Aircraft aboard the two carriers and the Bonhomme Richard were to conduct air training while the ships ran submarine, mine and other exercises.
The war games - which culminate in an amphibious landing exercise in Kuwait, just a few miles from Iran - appear to be a clear warning to Tehran, coming just ahead of the Baghdad talks and as the United Nations contemplates tightening sanctions against Iran over its nuclear program.
"There's a link to both events," said Mustafa Alani of the Dubai-based Gulf Research Center. "The Americans are sending a message to Iran that they are not coming to the negotiating table weak, but with their military at Tehran's doorstep."
Washington is also showing Iran that the U.S. military will act to defeat any Iranian war strategy of closing the straits, which Iran shares with Oman, Alani said.

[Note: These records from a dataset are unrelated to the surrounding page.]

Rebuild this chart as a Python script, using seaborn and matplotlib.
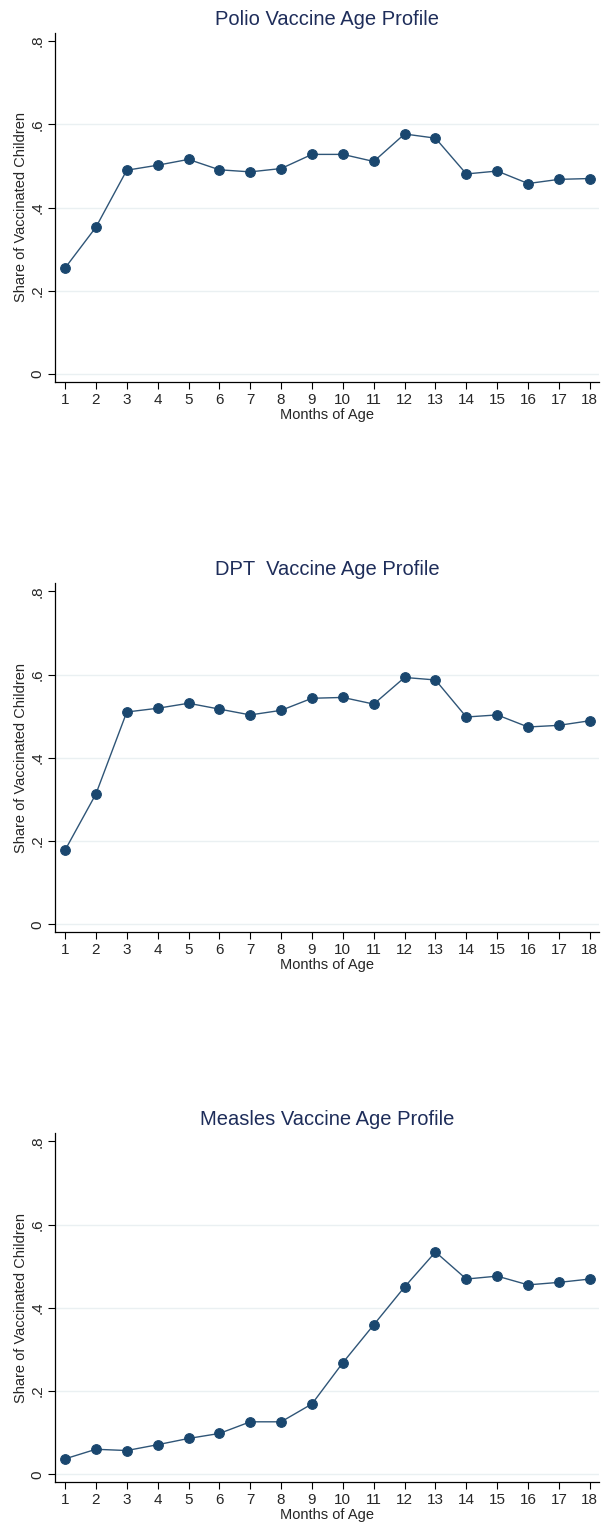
import pandas as pd
import numpy as np
import seaborn as sns
import matplotlib
matplotlib.use("Agg")
import matplotlib.pyplot as plt

months = list(range(1, 19))
polio = [0.255, 0.353, 0.490, 0.502, 0.516, 0.491, 0.486, 0.494, 0.528, 0.528, 0.511, 0.577, 0.567, 0.481, 0.488, 0.458, 0.468, 0.470]
dpt = [0.178, 0.313, 0.510, 0.519, 0.531, 0.517, 0.503, 0.514, 0.543, 0.545, 0.529, 0.593, 0.587, 0.498, 0.503, 0.474, 0.478, 0.489]
measles = [0.037, 0.060, 0.057, 0.071, 0.086, 0.098, 0.126, 0.126, 0.169, 0.268, 0.359, 0.450, 0.534, 0.469, 0.476, 0.455, 0.461, 0.469]
titles = ["Polio Vaccine Age Profile", "DPT  Vaccine Age Profile", "Measles Vaccine Age Profile"]
ytick_vals = [0, 0.2, 0.4, 0.6, 0.8]
ytick_labels = ["0", ".2", ".4", ".6", ".8"]

sns.set_style("ticks")
plt.rcParams["font.family"] = ["Liberation Sans", "DejaVu Sans"]

navy = "#1a476f"
title_col = "#1e2d5a"

fig = plt.figure(figsize=(6.01, 15.26), dpi=100)
bottoms = [0.7499, 0.3894, 0.0290]

for series, title, b in zip([polio, dpt, measles], titles, bottoms):
    ax = fig.add_axes([0.0923, b, 0.905, 0.2283])
    df = pd.DataFrame({"month": months, "share": series})
    # light horizontal grid like the Stata default scheme
    for g in [0, 0.2, 0.4, 0.6]:
        ax.axhline(g, color="#eaf0f2", lw=1.0, zorder=0)
    sns.lineplot(data=df, x="month", y="share", ax=ax, color="#2f5577", lw=1.0,
                 marker="o", markersize=7, markeredgecolor=navy, markerfacecolor=navy)
    ax.set_xlim(0.69, 18.31)
    ax.set_ylim(-0.018, 0.819)
    ax.set_xticks(months)
    ax.set_xticklabels([str(m) for m in months], fontsize=11)
    ax.set_yticks(ytick_vals)
    ax.set_yticklabels(ytick_labels, fontsize=11, rotation=90, va="center")
    ax.tick_params(axis="both", length=5, width=0.8, color="black", pad=3)
    ax.set_xlabel("Months of Age", fontsize=10.5, labelpad=1)
    ax.set_ylabel("Share of Vaccinated Children", fontsize=10.5, labelpad=2)
    ax.set_title(title, fontsize=14.5, color=title_col, pad=6)
    sns.despine(ax=ax)
    for s in ["left", "bottom"]:
        ax.spines[s].set_linewidth(0.9)
        ax.spines[s].set_color("black")

plt.savefig("out.png", dpi=100)
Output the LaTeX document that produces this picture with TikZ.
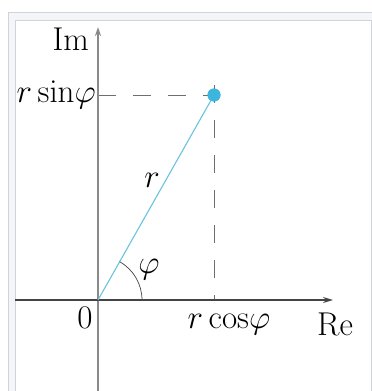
\RequirePackage{fix-cm}
\documentclass[tikz,border=0pt]{standalone}
\usetikzlibrary{arrows.meta}
\definecolor{frameline}{HTML}{D0D3D8}
\definecolor{framefill}{HTML}{F3F5F8}
\definecolor{axisgray}{HTML}{8A8A8A}
\definecolor{axisdark}{HTML}{444444}
\definecolor{dashgray}{HTML}{6E6E6E}
\definecolor{pointblue}{HTML}{3DB6DF}
\definecolor{lineblue}{HTML}{6CC3E0}
\tikzset{
  lbl/.style={font=\fontsize{33}{38}\selectfont, inner sep=0pt, text=black},
  guide/.style={draw=dashgray, line width=0.9pt, dash pattern=on 18pt off 17pt},
  axisv/.style={draw=axisgray, line width=2pt},
  axish/.style={draw=axisdark, line width=1.3pt},
}
\begin{document}
\begin{tikzpicture}[x=1pt,y=-1pt]
\useasboundingbox (0,0) rectangle (372,391);
\fill[white] (0,0) rectangle (372,391);
% frame
\fill[framefill] (8,12) rectangle (380,400);
\draw[frameline, line width=1pt] (8,400) -- (8,12) -- (380,12);
\fill[white] (15,20) rectangle (371,400);
\draw[frameline, line width=1pt] (15,400) -- (15,20) -- (371,20) -- (371,400);
% points
\coordinate (O) at (98,300);
\coordinate (xe) at (333,300);
\coordinate (xs) at (15,300);
\coordinate (ys) at (98,391);
\coordinate (ye) at (98,27);
\coordinate (Sy) at (98,95);
\coordinate (Cx) at (214,300);
\node[circle, fill=pointblue, inner sep=0pt, minimum size=13pt] (P) at (214,95) {};
% dashed guides
\draw[guide] (Sy) -- (P.center);
\draw[guide] ([yshift=10pt]P.center) -- (Cx);
% axes
\draw[axisv, -{Stealth[length=9pt,width=6pt]}] (ys) -- (ye);
\draw[axish, -{Stealth[length=10pt,width=6pt]}] (xs) -- (xe);
% radius
\draw[lineblue, line width=1.1pt] (O) -- (P.center);
\fill[pointblue] (P) circle (6.5pt);
% angle arc
\draw[axisdark, line width=0.7pt] ([xshift=44pt]O) arc[start angle=0, end angle=60.5, radius=44pt];
% labels
\node[lbl, anchor=base east] (im) at (89,50) {Im};
\node[lbl, anchor=base east] (rs) at (96,102) {$r\sin\!\varphi$};
\node[lbl] (r) at (152,180) {$r$};
\node[lbl] (phi) at (149,270) {$\varphi$};
\node[lbl, anchor=base] (zero) at (85,328) {0};
\node[lbl, anchor=base] (rc) at (229,328) {$r\cos\!\varphi$};
\node[lbl, anchor=base] (re) at (335,335) {Re};
\end{tikzpicture}
\end{document}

U.S. and Iranian ambassadors are to meet Monday in Baghdad to discuss Iraq's security issues. Tehran has objected to U.S. claims that Iran is supplying Iraqi Shiite militias with roadside bombs that kill American troops.
The U.S. has also accused Iran of covertly developing nuclear weapons; Iran says its nuclear program is peaceful.
Publicly, at least, the Navy isn't saying the maneuvers, which are expected to last several weeks, are directed at Iran.
"The timing of the exercise was determined by the availability of forces in the area of operations," said Lt. John Gay, spokesman for the Bahrain-based U.S. 5th Fleet. Warships under 5th Fleet command patrol the Gulf, Arabian Sea and Indian Ocean.